First impressions are amazement at the sheer vastness of the site, the railway tracks on which victims were transported to their death jutting out in the snow.

"The emptiness is scary," says Rafael Llewellyn-Thomas from Beaumont School in St Albans. "You read about it in textbooks but you don't appreciate that it is on such a big scale. I'm not looking forward to tonight. What I've seen is going to turn over in my head."

As at Auschwitz, there are occasional stops for group members to read out relevant passages from the works of well-known survivors such as Primo Levi and Elie Wiesel.

Mr Jeffrey uses the story of Corfu Jews who endured a nine-day journey to the camp in appalling conditions to raise the question of whether the train drivers and those who organised the transport should be considered perpetrators or victims? And what about the bystanders who knew what was happening and did nothing to prevent it?

It is too cold outside to maintain proper focus on the words of the guide. But touring barracks adapted from stables built for 52 horses, the students pay rapt attention to her explanation of how life was for the 400-plus prisoners in the cramped, dank area.

The memorial service is moved indoors, appositely close to displays of victims' stories, accompanied by montages of smiling family photos. "The day has been about humanising victims and it puts a face to them," Dan Facey says.

Leading the prayers, Rabbi Marcus notes the relevance of Psalm 23 (Psalm of David) because of the passage: "Though I walk through the valley of the shadow of death, I will fear no evil." He also recites the Hebrew prayer for victims, El Male Rachamim.

He tells the students that what happened is beyond comprehension. For the young and strong, the average lifespan was six months "in this godforsaken place". Putting the genocide into a contemporary context, he likens it to "a 9/11 for 500 consecutive days".

The victims "were part of communities, schools.
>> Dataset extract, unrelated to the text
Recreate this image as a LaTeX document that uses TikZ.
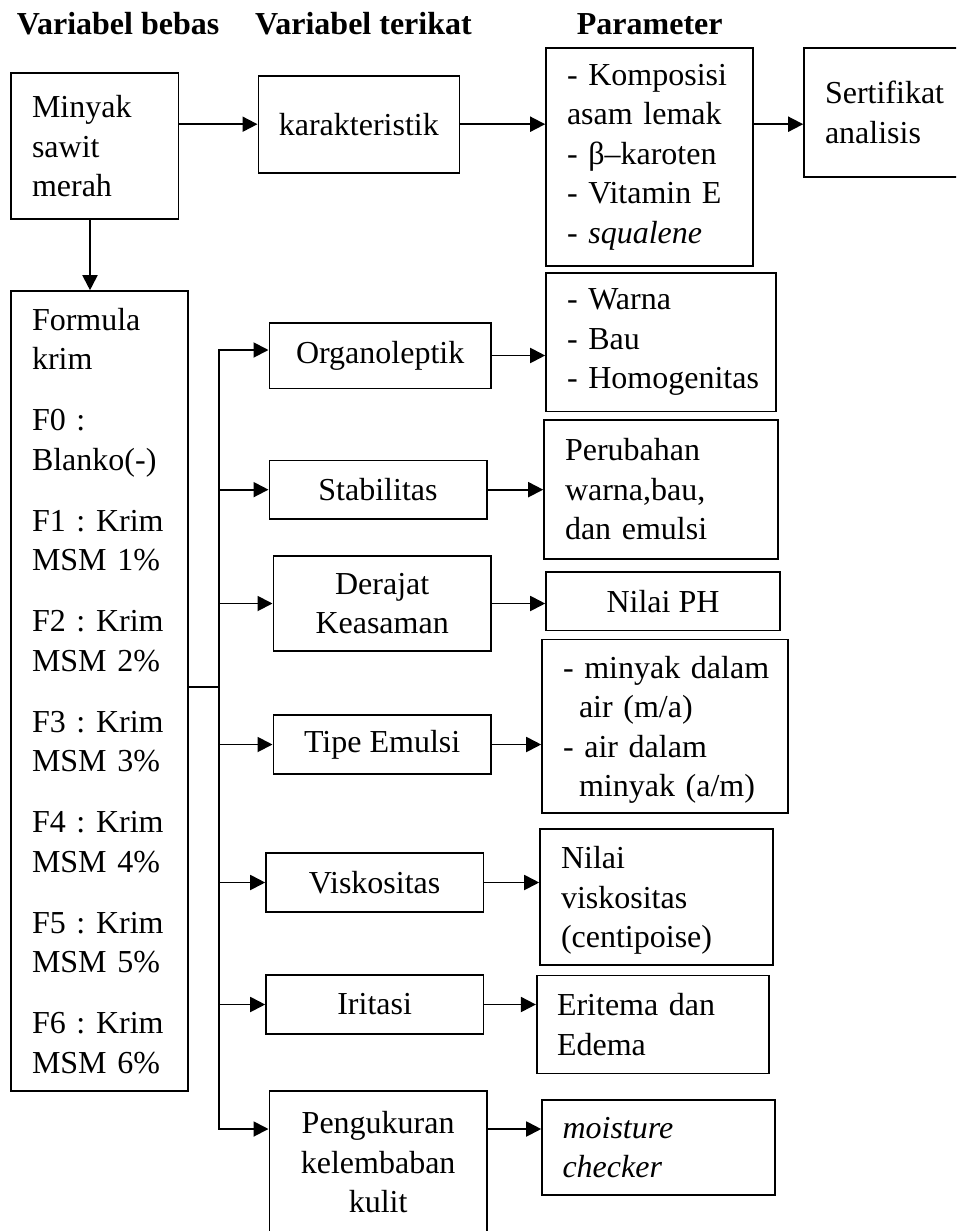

They had dreams, all taken away from them because of the faith they were born into."

With rising antisemitism around the globe, tackling prejudice is imperative, he adds. "Preaching hate is never, ever harmless."

Before sounding the shofar - "a symbol of hope for the future" - he urges students to leave with humility and to undertake not to be fearful of those who look different or worship in a different manner.

The pupils' final act at Birkenau is to light memorial candles at the camp entrance.

During the one-hour coach journey back to Krakow Airport, King Alfred's student Ed Preece - who is reading historian Sir Ian Kershaw's Hitler biography - takes up a point made by Rabbi Marcus about the threat posed by those who disseminate Holocaust denial material. "The best thing is to debate people like David Irving and expose the flaws in their argument," he says.

"The next few years are pivotal for getting the message of the Holocaust across while survivors are still alive. Susan Pollack lost 50 members of her family. I had real respect for her for speaking up."

Processing his thoughts of the day would take time. "You are taking in so much at once, it's unbelievable." Experiencing the wintry conditions, even for a short time, "greatly increased my emapthy with the victims in a way that no book or film can".

Jess Angell from Henley College will be returning to Auschwitz in April as part of a school trip and feels that doing the HET programme "will help me to cope with it better. She also ponders the fact that "we are the last generation to hear from survivors. What is going to happen after they go?

"A lot of young people today are in a state of apathy. It takes the message from something like this to shake them out of it."

The latest group takes participation in Lessons from Auschwitz beyond the 15,000 mark. The final elements of the programme - which is supported by the government and the Welsh and Scottish administrations - are a post-trip seminar and taking what they have learned into their schools and beyond.

Dan Facey and Rosie Pringle were chosen to represent Lord Williams's from 70 applicants, each of whom had to submit a 250-word essay on why they wanted to go and what they would contribute on their return.

Every year, survivor Ziggy Shipper speaks at the school, where Mr Pike knows of five Jewish pupils among a roll of 2,200.

He attributes his own interest in the subject "to my having a great teacher as a kid who was passionate about the Holocaust - she was awesome. I try to kindle that interest in my students."